The answer to the second question—the universal free-fall in skill premiums—seems more straightforward, at least at first sight. Clearly the long-term demand for skilled labour was on the rise across broad segments of the economy. Construction workers and engineers were needed for infrastructural projects, clerks were demanded for expanding colonial state bureaucracies, companies, trade houses and so on. The dramatic fall in skill premiums must therefore be largely caused by expanding supplies of skilled workers, a long-term effect of expanding mass education. Nevertheless, other factors, such as changes in the colonial governance of labour markets, played a role as well. The coercion of workers in African as well as Asian colonies declined over time, and may have underpinned rising wages for unskilled workers. In addition, the free or forced immigration of skilled workers to areas of high demand may also have put downward pressure on skill premiums.
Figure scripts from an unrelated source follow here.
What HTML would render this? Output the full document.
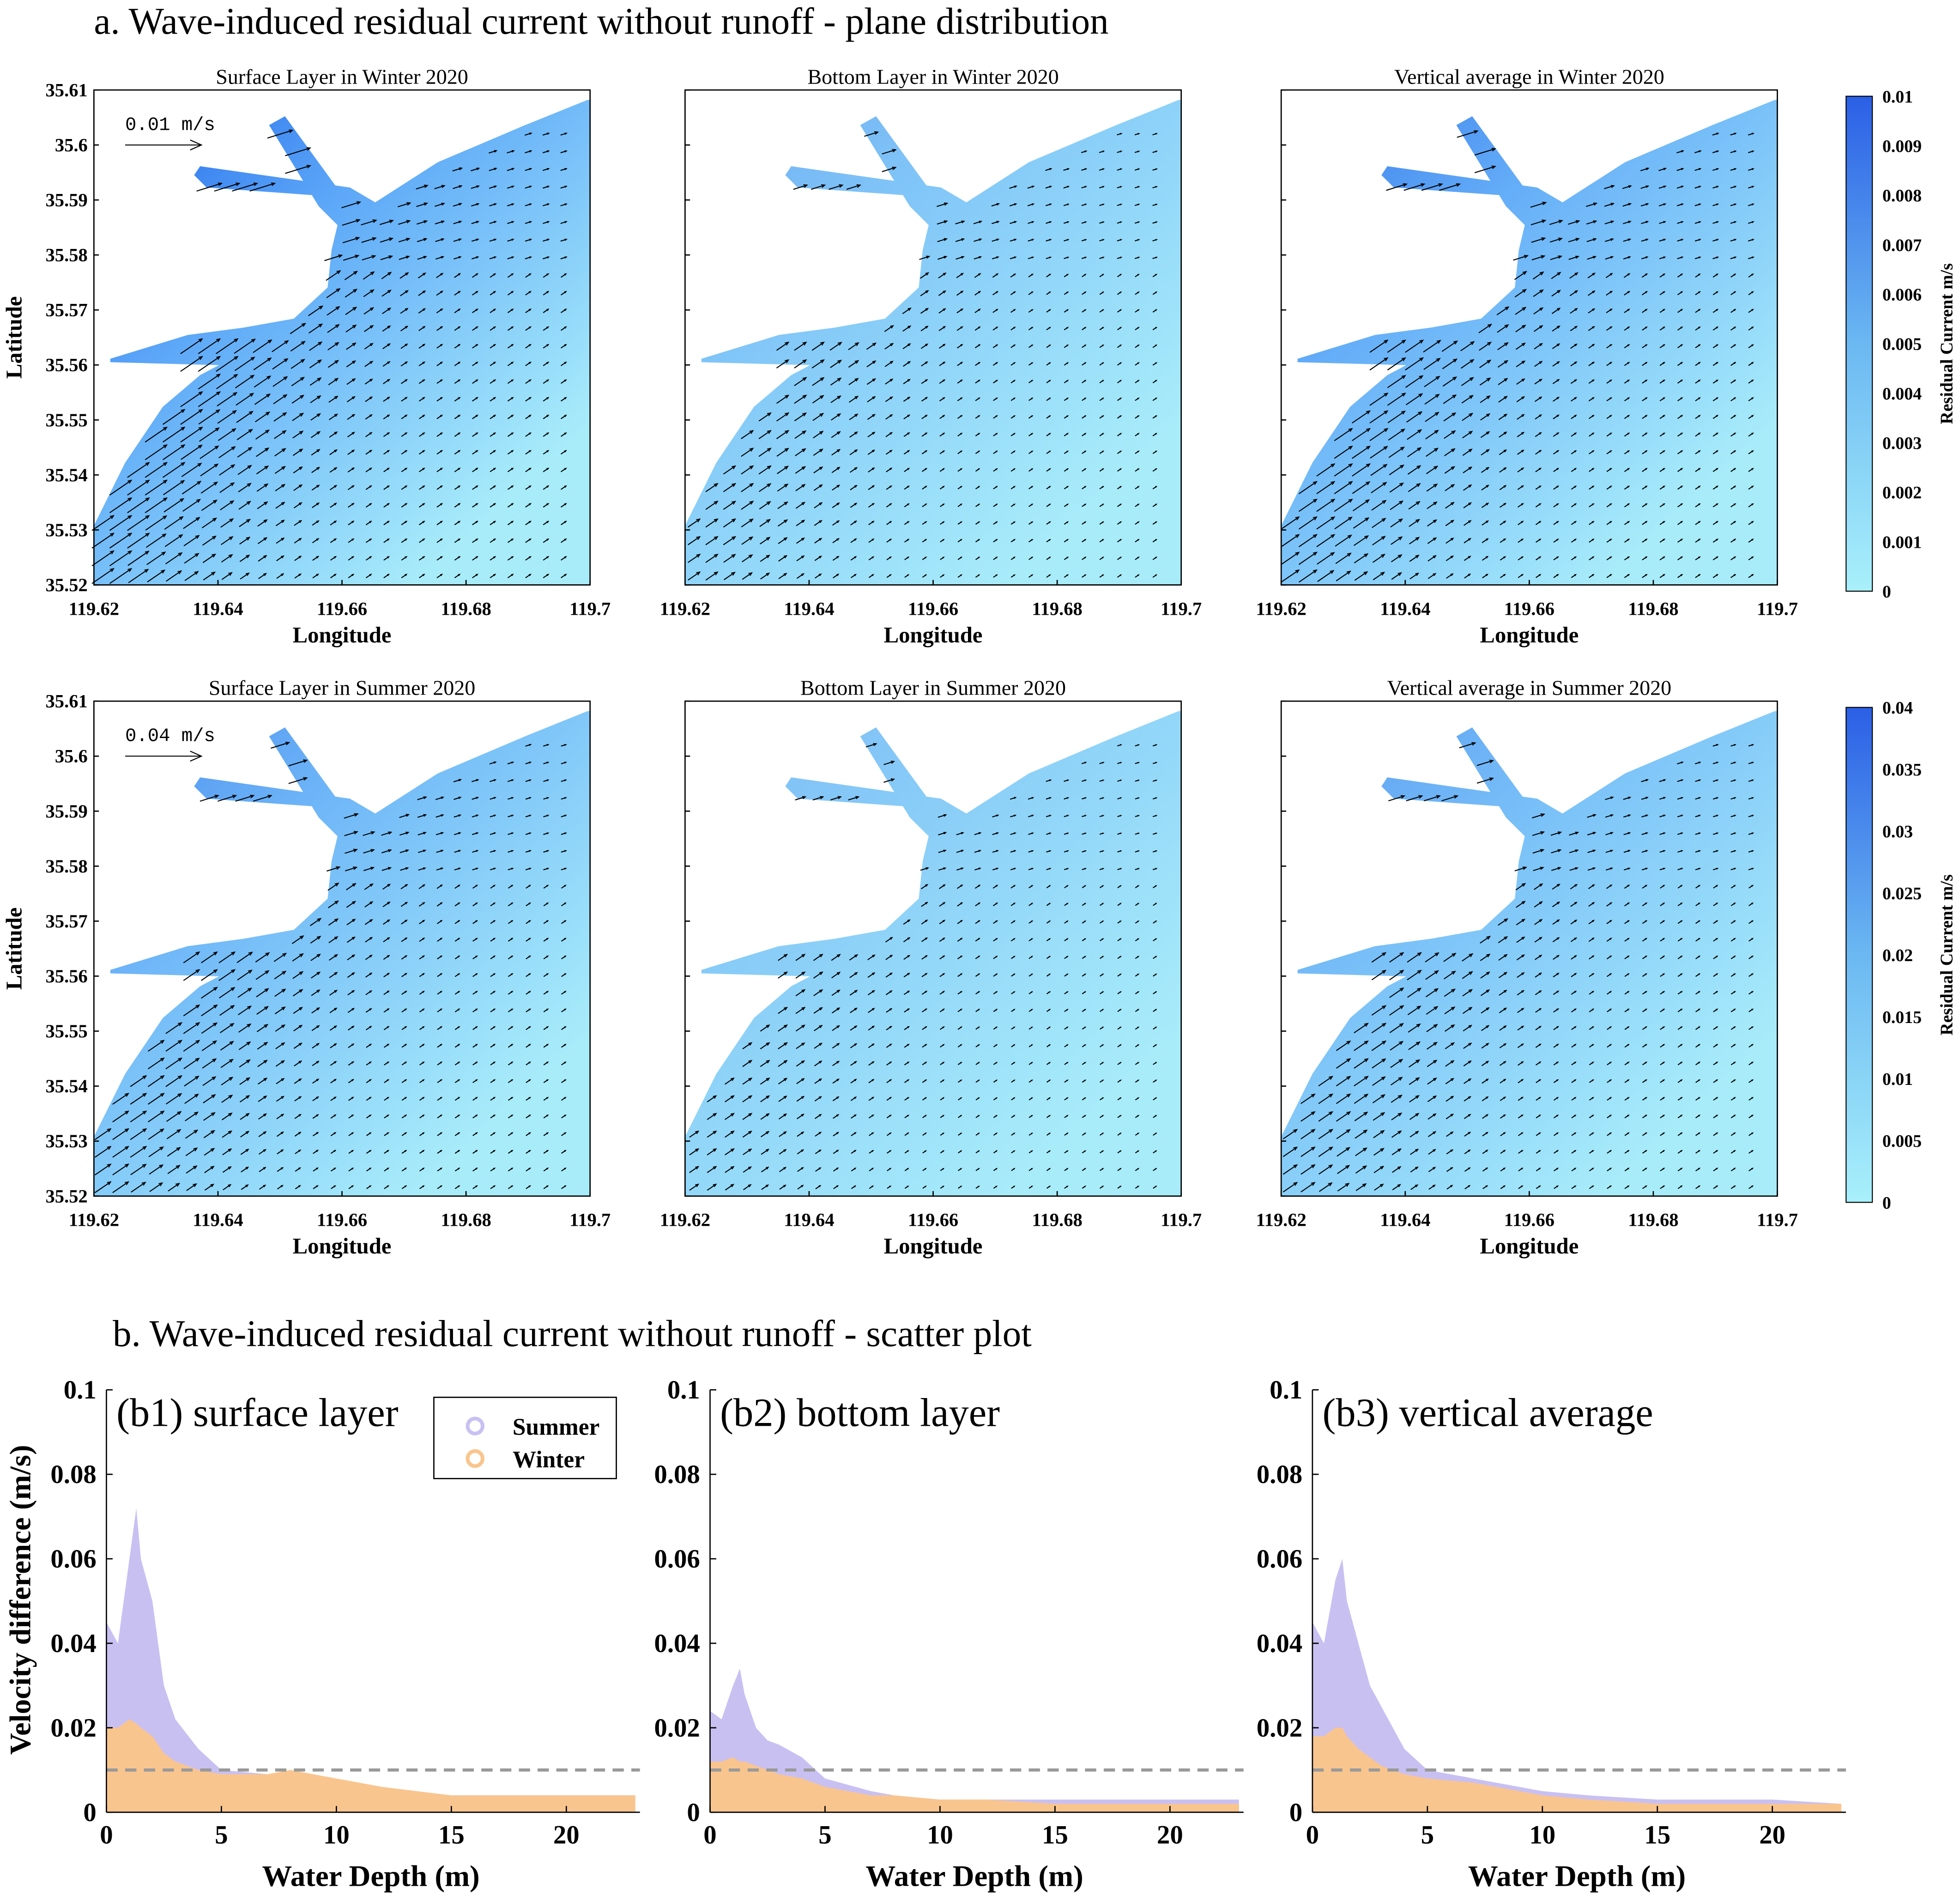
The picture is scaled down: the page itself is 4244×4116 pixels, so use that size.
<!DOCTYPE html>
<html><head><meta charset="utf-8"><style>
html,body{margin:0;padding:0;background:#fff}
svg{display:block}
text{font-family:"Liberation Serif",serif}
.tk{font-weight:bold}
.ax{font-weight:bold}
</style></head><body>
<svg id="fig" width="4244" height="4116" viewBox="0 0 1568 1521" xmlns="http://www.w3.org/2000/svg">
<defs>
<linearGradient id="cb1" x1="0" y1="1" x2="0" y2="0"><stop offset="0" stop-color="#a9f0fb"/><stop offset="0.5" stop-color="#6bb8f2"/><stop offset="1" stop-color="#2b5fe6"/></linearGradient>
</defs>
<text x="75" y="27" style="font-size:30px">a. Wave-induced residual current without runoff - plane distribution</text>
<text x="90" y="1077" style="font-size:30px">b. Wave-induced residual current without runoff - scatter plot</text>
<g id="maps"></g>
<g id="scat"></g>
</svg>
<script>
const NS="http://www.w3.org/2000/svg";
function mk(p,t,a,txt){const e=document.createElementNS(NS,t);for(const k in a)e.setAttribute(k,a[k]);if(txt!==undefined)e.textContent=txt;p.appendChild(e);return e;}
const coast=[[0,1],[0,.88],[.063,.753],[.139,.64],[.214,.576],[.252,.556],[.033,.55],[.033,.543],[.189,.495],[.302,.48],[.403,.462],[.471,.399],[.479,.323],[.491,.273],[.453,.235],[.353,.071],[.385,.053],[.504,.217],[.227,.197],[.202,.172],[.214,.154],[.516,.197],[.567,.227],[.693,.146],[.869,.071],[.995,.02],[1,.02],[1,1]];
const latTicks=["35.61","35.6","35.59","35.58","35.57","35.56","35.55","35.54","35.53","35.52"];
const lonTicks=["119.62","119.64","119.66","119.68","119.7"];
const cbTicksW=["0","0.001","0.002","0.003","0.004","0.005","0.006","0.007","0.008","0.009","0.01"];
const cbTicksS=["0","0.005","0.01","0.015","0.02","0.025","0.03","0.035","0.04"];
const panelTitles=[["Surface Layer in Winter 2020","Bottom Layer in Winter 2020","Vertical average in Winter 2020"],["Surface Layer in Summer 2020","Bottom Layer in Summer 2020","Vertical average in Summer 2020"]];
const intensity=[[1.0,0.45,0.85],[0.7,0.35,0.6]];
const arrowScale=[[1.0,0.5,0.8],[0.7,0.35,0.6]];
const colsX=[75,548,1025], rowsY=[72,561], PW=397, PH=396;
function inside(u,v){let c=false;for(let i=0,j=coast.length-1;i<coast.length;j=i++){const a=coast[i],b=coast[j];
 if(((a[1]>v)!=(b[1]>v))&&(u<(b[0]-a[0])*(v-a[1])/(b[1]-a[1])+a[0]))c=!c;}return c;}
const maps=document.getElementById('maps');
let gid=0;
for(let r=0;r<2;r++){for(let c=0;c<3;c++){
 const x0=colsX[c],y0=rowsY[r],g=mk(maps,'g',{});
 
 
 const I=intensity[r][c];gid++;
 const gr=mk(document.querySelector('defs'),'linearGradient',{id:'wg'+gid,x1:'0',y1:'0.1',x2:'0.75',y2:'0.9'});
 mk(gr,'stop',{offset:'0','stop-color':`rgb(${Math.round(170-130*I)},${Math.round(230-120*I)},${Math.round(250-15*I)})`});
 mk(gr,'stop',{offset:'0.35','stop-color':`rgb(${Math.round(160-70*I)},${Math.round(225-60*I)},248)`});
 mk(gr,'stop',{offset:'1','stop-color':'#a8ecfa'});
 const pts=coast.map(p=>(x0+p[0]*PW)+','+(y0+p[1]*PH)).join(' ');
 const wp=mk(g,'polygon',{points:pts,fill:'url(#wg'+gid+')'});
 
 const S=arrowScale[r][c];
 for(let i=0;i<28;i++)for(let j=0;j<28;j++){
  const u=(i+0.5)/28,v=(j+0.5)/28;
  if(!inside(u,v)||!inside(u+0.02,v)||!inside(u,v-0.02))continue;
  const dist=Math.max(0,u-0.5*(1-v)-0.05);
  const near=Math.max(0,1-dist*2.2);
  const L=(3+16*near*near)*S+2;
  const ang=-0.6+(v<0.35?0.3:0);
  const ax=x0+u*PW,ay=y0+v*PH,dx=Math.cos(ang)*L,dy=Math.sin(ang)*L;
  mk(g,'line',{x1:ax-dx/2,y1:ay-dy/2,x2:ax+dx/2,y2:ay+dy/2,stroke:'#000','stroke-width':0.8});
  const hx=ax+dx/2,hy=ay+dy/2,h=Math.min(3,L*0.3);
  mk(g,'path',{d:`M${hx-Math.cos(ang-0.4)*h},${hy-Math.sin(ang-0.4)*h} L${hx},${hy} L${hx-Math.cos(ang+0.4)*h},${hy-Math.sin(ang+0.4)*h}`,fill:'none',stroke:'#000','stroke-width':0.7});
 }
 mk(g,'rect',{x:x0,y:y0,width:PW,height:PH,fill:'none',stroke:'#000','stroke-width':1});
 const t=mk(g,'text',{x:x0+PW/2,y:y0-5,'text-anchor':'middle',style:'font-size:17px'},panelTitles[r][c]);
 
 latTicks.forEach((s,k)=>{const y=y0+k*PH/9;mk(g,'line',{x1:x0,y1:y,x2:x0+4,y2:y,stroke:'#000'});
   if(c==0)mk(g,'text',{x:x0-5,y:y+5,'text-anchor':'end',class:'tk',style:'font-size:15px'},s);});
 lonTicks.forEach((s,k)=>{const x=x0+k*PW/4;mk(g,'line',{x1:x,y1:y0+PH,x2:x,y2:y0+PH-4,stroke:'#000'});
   mk(g,'text',{x:x,y:y0+PH+24,'text-anchor':'middle',class:'tk',style:'font-size:15px'},s);});
 const lx=mk(g,'text',{x:x0+PW/2,y:y0+PH+46,'text-anchor':'middle',class:'ax',style:'font-size:18px'},'Longitude');
 
 if(c==0){const ly=mk(g,'text',{transform:`translate(${x0-58},${y0+PH/2}) rotate(-90)`,'text-anchor':'middle',class:'ax',style:'font-size:18px'},'Latitude');
  
  mk(g,'text',{x:x0+25,y:y0+32,style:'font-family:Liberation Mono,monospace;font-size:15px'},r?'0.04 m/s':'0.01 m/s');
  mk(g,'line',{x1:x0+25,y1:y0+44,x2:x0+85,y2:y0+44,stroke:'#000','stroke-width':0.8});
  mk(g,'path',{d:`M${x0+77},${y0+40} L${x0+86},${y0+44} L${x0+77},${y0+48}`,fill:'none',stroke:'#000','stroke-width':0.8});}
}
 const cy=r?566:77,cg=mk(maps,'g',{});
 
 mk(cg,'rect',{x:1477,y:cy,width:21,height:396,fill:'url(#cb1)',stroke:'#000','stroke-width':0.8});
 const tk=r?cbTicksS:cbTicksW;
 tk.forEach((s,k)=>{const y=cy+396-k*396/(tk.length-1);mk(cg,'text',{x:1506,y:y+5,class:'tk',style:'font-size:14px'},s);});
 mk(cg,'text',{transform:`translate(1562,${cy+198}) rotate(-90)`,'text-anchor':'middle',class:'tk',style:'font-size:14px'},'Residual Current m/s');
}
const depths=[0,0.5,1,1.3,1.5,2,2.5,3,4,5,7,8,10,12,15,20,23];
const sumSurf=[0.045,0.04,0.06,0.072,0.06,0.05,0.03,0.022,0.015,0.01,0.009,0.009,0.007,0.005,0.004,0.004,0.004];
const winSurf=[0.02,0.02,0.022,0.021,0.02,0.018,0.014,0.012,0.01,0.009,0.009,0.01,0.008,0.006,0.004,0.004,0.004];
const sumBot=[0.024,0.022,0.03,0.034,0.028,0.02,0.017,0.016,0.013,0.008,0.005,0.004,0.003,0.003,0.003,0.003,0.003];
const winBot=[0.012,0.012,0.013,0.012,0.012,0.011,0.01,0.009,0.008,0.006,0.004,0.004,0.003,0.003,0.002,0.002,0.002];
const sumAvg=[0.045,0.04,0.055,0.06,0.05,0.04,0.03,0.025,0.015,0.01,0.008,0.007,0.005,0.004,0.003,0.003,0.002];
const winAvg=[0.018,0.018,0.02,0.02,0.018,0.015,0.013,0.011,0.009,0.008,0.007,0.006,0.004,0.003,0.002,0.002,0.002];
const xTicks=[0,5,10,15,20], yTicks=[0,0.02,0.04,0.06,0.08,0.1], yLabels=["0","0.02","0.04","0.06","0.08","0.1"];
const sPanels=[{x0:85,lab:"(b1) surface layer",s:sumSurf,w:winSurf},{x0:568,lab:"(b2) bottom layer",s:sumBot,w:winBot},{x0:1050,lab:"(b3) vertical average",s:sumAvg,w:winAvg}];
const SY0=1450,SY1=1112,XPU=18.4;
const sc=document.getElementById('scat');
sPanels.forEach((p,pi)=>{
 const g=mk(sc,'g',{});
 const X=d=>p.x0+d*XPU, Y=v=>SY0-(v/0.1)*(SY0-SY1);
 const right=X(23.2);
 const area=(arr,col,name)=>{let d='M'+X(0)+','+Y(0);depths.forEach((dp,k)=>d+=' L'+X(dp)+','+Y(arr[k]));d+=' L'+X(23)+','+Y(0)+'Z';
  const e=mk(g,'path',{d:d,fill:col});};
 area(p.s,'#c9c0f2','summer-points');area(p.w,'#f9c58e','winter-points');
 mk(g,'line',{x1:X(0),y1:Y(0.01),x2:right,y2:Y(0.01),stroke:'#999','stroke-width':2.5,'stroke-dasharray':'9,6'});
 mk(g,'line',{x1:X(0),y1:SY0,x2:right,y2:SY0,stroke:'#000','stroke-width':1});
 mk(g,'line',{x1:X(0),y1:SY0,x2:X(0),y2:SY1,stroke:'#000','stroke-width':1});
 xTicks.forEach(t=>{mk(g,'line',{x1:X(t),y1:SY0,x2:X(t),y2:SY0-5,stroke:'#000'});mk(g,'text',{x:X(t),y:SY0+25,'text-anchor':'middle',class:'tk',style:'font-size:21px'},String(t));});
 yTicks.forEach((t,k)=>{mk(g,'line',{x1:X(0),y1:Y(t),x2:X(0)+5,y2:Y(t),stroke:'#000'});mk(g,'text',{x:X(0)-8,y:Y(t)+7,'text-anchor':'end',class:'tk',style:'font-size:21px'},yLabels[k]);});
 mk(g,'text',{x:X(0)+8,y:1141,style:'font-size:32px'},p.lab);
 const xt=mk(g,'text',{x:X(11.5),y:1509,'text-anchor':'middle',class:'ax',style:'font-size:24px'},'Water Depth (m)');
 
 if(pi==0){const yt=mk(g,'text',{transform:`translate(24,1280) rotate(-90)`,'text-anchor':'middle',class:'ax',style:'font-size:24px'},'Velocity difference (m/s)');
  
  const lg=mk(g,'g',{});
  mk(lg,'rect',{x:347,y:1118,width:146,height:65,fill:'#fff',stroke:'#000'});
  mk(lg,'circle',{cx:380,cy:1141,r:6,fill:'none',stroke:'#c9c0f2','stroke-width':3});
  mk(lg,'text',{x:410,y:1148,class:'tk',style:'font-size:19px'},'Summer');
  mk(lg,'circle',{cx:380,cy:1167,r:6,fill:'none',stroke:'#f9c58e','stroke-width':3});
  mk(lg,'text',{x:410,y:1174,class:'tk',style:'font-size:19px'},'Winter');}
});
</script>
</body></html>
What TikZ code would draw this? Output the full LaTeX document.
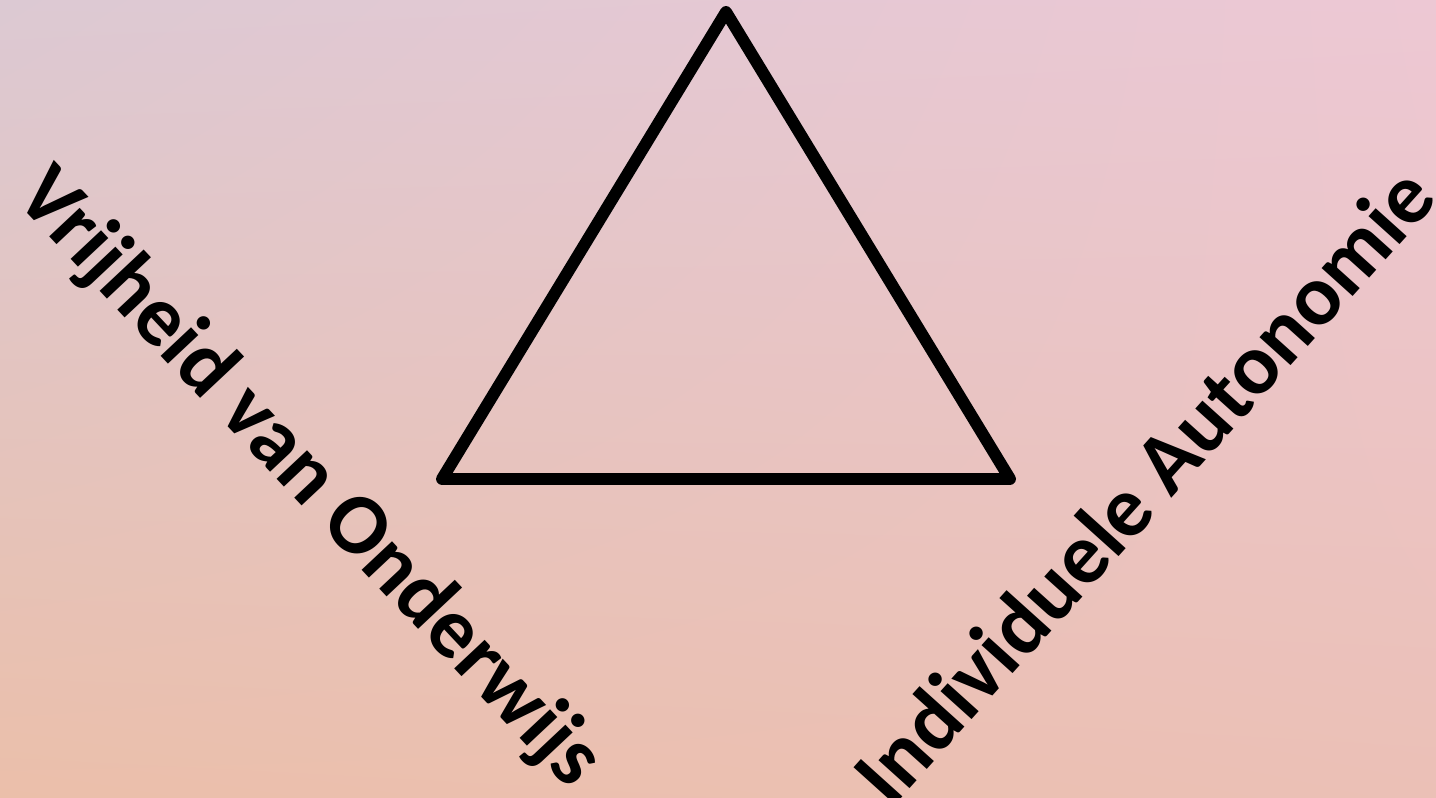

In sum, our article is the first to reveal major long-run patterns in wage premiums for a large number of African and Asian countries. Our findings raise a number of questions, for which we provide provisional answers. A more thorough understanding of the dynamics of the race between education and technology, requires a larger research agenda than our paper can cover. This research direction, however, not only holds great promises for our understanding of the human capital–growth nexus in non-Western economies, but can also shed light on some of the deeper roots of the ongoing South–South divergence that is rapidly transforming global economic relations.
References
Epstein, S. R., and Prak, M., Guilds, innovation, and the European economy, 1400-1800 (Cambridge, 2008).
Goldin, C., and Katz, L., The race between education and technology (Cambridge, MA, 2008).
Tinbergen, J., Income Distribution: Analysis and Policies (New York, 1975).